Com 2-0 no marcador, os pecados recentes dos leões voltaram a demonstrar-se. Pouca capacidade de gerir bem a bola. Alguma tendência para recuar em demasia. Exposição a equívocos defensivos, tendência para sofrer golos que parecem claramente evitáveis.

Em cima disto tudo, há Ricardo Esgaio, o Neville Longbottom do futebol. É sempre ele na fotografia errada, no momento equivocado, na abordagem desacertada. Em cima do intervalo, após cruzamento da direita, um auto-golo de Esgaio deu emoção ao segundo tempo.

Gualter Fatia

Os problemas do Sporting, as intermitências de uma equipa que vive meses ziguezagueantes — ora tem um treinador ora tem outro, ora tem uns jogadores disponíveis ora tem outros, ora joga com três atrás ora atua com quatro — prosseguiram no recomeço.
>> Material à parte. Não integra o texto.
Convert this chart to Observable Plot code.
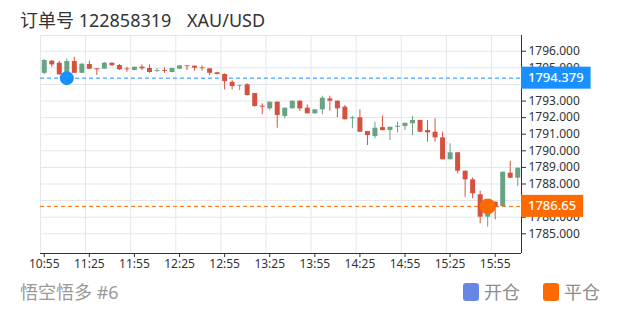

O Casa Pia é um coletivo cheio de automatismo e intenções seguras, um projeto que, juntamente com o Nacional, Santa Clara e Estoril, forma o quarteto de participantes da I Liga ainda com o mesmo treinador que existia no início da época.

No arranque da segunda parte, José Fonte e Brito obrigaram Rui Silva a aplicar-se. Fantasmas de quebras recentes após o descanso, nomeadamente frente ao AVS, pairaram sobre os visitantes. Ainda assim, a entrada de Morita ajudou a estabilizar a equipa, deu-lhe conforto com a posse.

Aos 77', chegaria a tranquilidade para o Sporting. Após falta de Tchamba sobre Trincão, Gyökeres, de penálti, chegou aos 39 golos na época. Até final, Viktor ainda voltaria a levar o jogo para a sua dimensão, com novo galopar pelos campos do Ribatejo, novo sprint em que superou adversários parecendo passar por cima deles, não fintá-los. Teria sido golo caso Goulart, num primeiro momento, e Tchamba, depois, não tivessem evitado que a bola passasse a linha de golo.

O Sporting manteve a tendência feliz contra o Casa Pia. Não perde contra os gansos desde 1929/30, num 2-1 a contar para o Campeonato de Lisboa. Sim, o Campeonato de Lisboa, já que estamos perante duas equipas do mesmo distrito, da mesma cidade, de freguesias bem próximas. Indiferente a isto está Viktor Gyökeres, que joga o jogo dele onde quer que seja preciso.